With police budgets being rapidly slashed every year, enforcement has been made that much harder, though Mr Wakeford pointed to a successful trial in North Wales where members of the public have helped capture motoring offences including careless or dangerous driving.

However, Brian Macdowall of the Kent branch of the Alliance of British Drivers, said the priority should be to crack down on other ways in which drivers behave at the wheel, not necessarily simply how hard they’re pushing the accelerator.

“As with everything, there is a hardcore minority who flout the rules of the road, but they do not represent the majority of sober, sensible, careful drivers,” he said.

“If you look at the major causes of accidents, failure to look properly is top, and speeding comes in about eighth or ninth.

“We need to detach the myth that speed is automatically synonymous with dangerous driving.”

Mr Macdowall added that, despite the staggering statistics, he believes increasing the speed limit on motorways by 10mph, as was briefly mooted back in 2010, could still be justified.

“The hardcore minority should have the book thrown at them, we don’t want those people on the road,” he said.

“The speed limit was set in 1965 and cars are now light years away in engineering terms than they were then.

“It is not the major cause of accidents, the predominant fact is too many people switch off behind the wheel, only focus on the pedals and mirrors and are not looking further down the road.

“We are not saying put your foot right to the floor, but [travelling above 70mph can be safe] if in your judgement the road is clear and there is nothing that would cause you or anyone else an accident.”

Mr Wakeford, however, believes there is no justification for increasing the speed limit.

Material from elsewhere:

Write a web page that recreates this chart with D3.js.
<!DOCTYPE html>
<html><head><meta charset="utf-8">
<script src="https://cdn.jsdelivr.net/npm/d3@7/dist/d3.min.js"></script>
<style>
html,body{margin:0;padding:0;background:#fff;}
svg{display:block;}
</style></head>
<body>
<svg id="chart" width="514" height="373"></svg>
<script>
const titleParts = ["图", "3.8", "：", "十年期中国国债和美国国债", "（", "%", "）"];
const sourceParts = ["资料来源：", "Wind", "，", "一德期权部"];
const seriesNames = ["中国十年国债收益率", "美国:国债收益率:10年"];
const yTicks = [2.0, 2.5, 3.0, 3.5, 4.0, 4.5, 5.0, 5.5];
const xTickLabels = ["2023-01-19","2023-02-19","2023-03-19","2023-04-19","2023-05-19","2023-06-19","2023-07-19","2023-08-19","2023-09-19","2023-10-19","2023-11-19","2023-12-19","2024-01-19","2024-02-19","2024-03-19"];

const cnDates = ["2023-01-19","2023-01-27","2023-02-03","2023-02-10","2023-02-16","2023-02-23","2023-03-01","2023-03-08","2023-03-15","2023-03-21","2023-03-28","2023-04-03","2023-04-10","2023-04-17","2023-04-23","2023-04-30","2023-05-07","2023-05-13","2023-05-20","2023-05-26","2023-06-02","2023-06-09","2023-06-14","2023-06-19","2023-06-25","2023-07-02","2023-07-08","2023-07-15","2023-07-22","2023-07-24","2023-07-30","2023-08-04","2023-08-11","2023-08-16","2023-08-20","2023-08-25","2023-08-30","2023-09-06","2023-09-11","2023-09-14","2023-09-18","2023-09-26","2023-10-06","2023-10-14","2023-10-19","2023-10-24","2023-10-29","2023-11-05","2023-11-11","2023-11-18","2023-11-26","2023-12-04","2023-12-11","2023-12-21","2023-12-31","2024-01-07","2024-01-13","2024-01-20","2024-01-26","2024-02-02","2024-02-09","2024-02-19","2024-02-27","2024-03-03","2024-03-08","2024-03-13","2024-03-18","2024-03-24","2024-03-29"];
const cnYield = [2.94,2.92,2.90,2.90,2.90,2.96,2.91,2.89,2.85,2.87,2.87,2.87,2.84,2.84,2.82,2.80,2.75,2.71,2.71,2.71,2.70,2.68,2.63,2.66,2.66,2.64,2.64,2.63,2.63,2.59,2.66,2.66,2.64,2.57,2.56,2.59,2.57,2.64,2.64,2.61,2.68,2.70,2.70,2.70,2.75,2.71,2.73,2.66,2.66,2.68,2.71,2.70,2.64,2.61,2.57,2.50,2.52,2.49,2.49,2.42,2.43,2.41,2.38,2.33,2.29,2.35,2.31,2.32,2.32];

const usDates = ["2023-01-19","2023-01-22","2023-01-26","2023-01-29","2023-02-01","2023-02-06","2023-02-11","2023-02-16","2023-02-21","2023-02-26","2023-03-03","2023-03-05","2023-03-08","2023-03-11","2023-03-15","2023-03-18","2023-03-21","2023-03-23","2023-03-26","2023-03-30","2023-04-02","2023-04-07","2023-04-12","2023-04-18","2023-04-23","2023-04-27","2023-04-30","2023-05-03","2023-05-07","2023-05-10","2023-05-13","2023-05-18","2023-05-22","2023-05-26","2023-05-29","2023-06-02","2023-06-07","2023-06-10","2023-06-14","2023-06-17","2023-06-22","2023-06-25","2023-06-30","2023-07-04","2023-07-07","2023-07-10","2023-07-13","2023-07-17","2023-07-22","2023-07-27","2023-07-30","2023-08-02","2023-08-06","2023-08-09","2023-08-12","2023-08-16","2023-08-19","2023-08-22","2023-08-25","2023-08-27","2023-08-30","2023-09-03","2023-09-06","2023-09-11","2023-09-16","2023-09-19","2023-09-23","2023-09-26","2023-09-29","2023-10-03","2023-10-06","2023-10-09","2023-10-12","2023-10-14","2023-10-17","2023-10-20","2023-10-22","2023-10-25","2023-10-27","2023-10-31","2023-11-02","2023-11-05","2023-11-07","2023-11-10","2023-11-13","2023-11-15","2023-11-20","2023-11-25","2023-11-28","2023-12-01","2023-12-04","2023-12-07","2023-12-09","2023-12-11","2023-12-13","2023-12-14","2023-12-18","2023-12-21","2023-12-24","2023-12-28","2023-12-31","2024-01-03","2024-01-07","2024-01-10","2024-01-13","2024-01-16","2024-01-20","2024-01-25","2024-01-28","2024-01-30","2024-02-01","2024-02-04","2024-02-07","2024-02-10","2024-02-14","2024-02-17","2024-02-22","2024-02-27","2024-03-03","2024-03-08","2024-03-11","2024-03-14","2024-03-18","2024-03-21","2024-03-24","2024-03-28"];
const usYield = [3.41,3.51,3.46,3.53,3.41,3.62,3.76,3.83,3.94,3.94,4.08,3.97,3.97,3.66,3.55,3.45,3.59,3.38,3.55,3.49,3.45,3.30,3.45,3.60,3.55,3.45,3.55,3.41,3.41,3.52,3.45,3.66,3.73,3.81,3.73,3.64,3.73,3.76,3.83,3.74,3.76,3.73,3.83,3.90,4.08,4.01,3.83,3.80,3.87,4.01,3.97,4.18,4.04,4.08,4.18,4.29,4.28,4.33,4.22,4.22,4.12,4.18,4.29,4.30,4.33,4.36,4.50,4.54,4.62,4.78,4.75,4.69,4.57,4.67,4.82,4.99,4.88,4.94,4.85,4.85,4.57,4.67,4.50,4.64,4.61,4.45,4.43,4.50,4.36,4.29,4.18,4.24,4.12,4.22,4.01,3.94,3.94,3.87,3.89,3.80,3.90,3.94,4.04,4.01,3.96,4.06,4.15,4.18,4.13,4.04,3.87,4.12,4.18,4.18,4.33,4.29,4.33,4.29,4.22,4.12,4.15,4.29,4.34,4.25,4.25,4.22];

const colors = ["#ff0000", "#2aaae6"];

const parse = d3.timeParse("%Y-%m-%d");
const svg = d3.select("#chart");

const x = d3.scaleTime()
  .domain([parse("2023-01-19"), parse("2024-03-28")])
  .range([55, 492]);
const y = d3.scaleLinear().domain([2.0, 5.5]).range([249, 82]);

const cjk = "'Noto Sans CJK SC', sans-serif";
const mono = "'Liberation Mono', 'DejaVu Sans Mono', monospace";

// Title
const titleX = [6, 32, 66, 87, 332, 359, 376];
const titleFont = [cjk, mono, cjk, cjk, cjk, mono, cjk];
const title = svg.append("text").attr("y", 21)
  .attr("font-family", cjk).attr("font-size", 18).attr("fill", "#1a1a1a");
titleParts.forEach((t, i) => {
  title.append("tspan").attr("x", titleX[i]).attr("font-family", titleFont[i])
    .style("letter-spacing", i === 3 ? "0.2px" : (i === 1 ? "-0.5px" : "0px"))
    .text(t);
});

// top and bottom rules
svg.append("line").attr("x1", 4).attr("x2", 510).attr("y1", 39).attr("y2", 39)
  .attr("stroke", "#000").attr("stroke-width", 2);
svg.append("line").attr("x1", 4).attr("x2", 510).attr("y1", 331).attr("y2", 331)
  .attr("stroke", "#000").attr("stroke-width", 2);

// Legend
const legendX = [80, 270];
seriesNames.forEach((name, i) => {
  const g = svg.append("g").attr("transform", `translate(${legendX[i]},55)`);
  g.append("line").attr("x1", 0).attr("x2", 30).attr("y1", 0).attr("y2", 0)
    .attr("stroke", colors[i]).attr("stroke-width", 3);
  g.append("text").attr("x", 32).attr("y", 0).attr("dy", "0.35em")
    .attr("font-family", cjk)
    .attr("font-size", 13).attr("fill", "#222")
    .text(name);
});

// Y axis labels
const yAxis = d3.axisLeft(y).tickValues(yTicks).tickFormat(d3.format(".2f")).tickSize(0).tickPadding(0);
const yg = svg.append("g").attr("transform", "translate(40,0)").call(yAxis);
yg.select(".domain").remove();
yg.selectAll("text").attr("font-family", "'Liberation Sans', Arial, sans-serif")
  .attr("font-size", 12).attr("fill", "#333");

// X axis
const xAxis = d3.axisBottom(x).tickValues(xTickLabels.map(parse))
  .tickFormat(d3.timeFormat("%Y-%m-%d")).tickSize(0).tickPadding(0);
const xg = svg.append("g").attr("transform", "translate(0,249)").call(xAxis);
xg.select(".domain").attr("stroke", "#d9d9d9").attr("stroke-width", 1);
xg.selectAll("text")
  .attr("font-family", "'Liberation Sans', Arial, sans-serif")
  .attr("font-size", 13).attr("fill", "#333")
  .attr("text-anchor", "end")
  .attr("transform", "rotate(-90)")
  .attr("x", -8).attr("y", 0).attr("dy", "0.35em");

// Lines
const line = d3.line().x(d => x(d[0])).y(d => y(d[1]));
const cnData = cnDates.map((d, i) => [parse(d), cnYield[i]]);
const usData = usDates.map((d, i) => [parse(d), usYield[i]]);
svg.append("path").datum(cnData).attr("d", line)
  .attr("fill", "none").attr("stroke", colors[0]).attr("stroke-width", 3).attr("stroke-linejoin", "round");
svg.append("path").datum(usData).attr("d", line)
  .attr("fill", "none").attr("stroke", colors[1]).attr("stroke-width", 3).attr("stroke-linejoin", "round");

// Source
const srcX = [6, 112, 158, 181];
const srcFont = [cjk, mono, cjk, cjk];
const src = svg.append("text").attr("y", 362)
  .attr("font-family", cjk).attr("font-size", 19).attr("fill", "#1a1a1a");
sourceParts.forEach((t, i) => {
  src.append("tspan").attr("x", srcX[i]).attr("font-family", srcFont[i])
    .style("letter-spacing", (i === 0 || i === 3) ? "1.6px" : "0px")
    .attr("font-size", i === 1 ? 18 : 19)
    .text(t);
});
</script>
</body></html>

He said: “It’s a real misconception. Yes, cars are better and can brake better but thinking time has not improved, in fact, it’s probably got worse with more distractions such as GPS, Bluetooth and people looking at their phones.

“Quite simply, if you are travelling at a fast speed, it takes longer to stop. You can only imagine what those impacts will be at 100mph, so having an increased speed limit is a recipe for disaster.

“If everyone on the motorway travelled at 50mph you’d actually get to your destination quicker because people are changing lanes and going different speeds.”

Responding to the release of the figures this week, Kent Police’s superintendent Phil Hibbens said: “Kent has the biggest strategic road network in the country and officers carry out patrols on the motorways in both marked and unmarked vehicles to help identify people who are committing offences.

“It is not just the Roads Policing Unit which keep our roads safe – there are additional resources which support them, as well as local policing teams who carry out enforcement.

“Across Kent and Medway there are a number of fixed and mobile camera sites, which are managed by the Kent and Medway Safety Camera Partnership.

“This is supported by 100 Community Speed-watch schemes across the county, where volunteers from local communities detect and report vehicles caught speeding to the police.

“A variety of road safety campaigns are delivered each year on a number of issues including speeding, mobile phone use, drink and drug driving, HGVs and seatbelts in order to prevent dangerous driving taking place.

“Kent Police, in partnership with other road safety professionals, are committed to preventing harm on the roads, but road users have a responsibility to play their part too.

“Motorists have a personal responsibility to drive not only within the law but also to the conditions of the road.

“Exceeding the speed limit is irresponsible, speeding at 100mph or more is extremely dangerous.”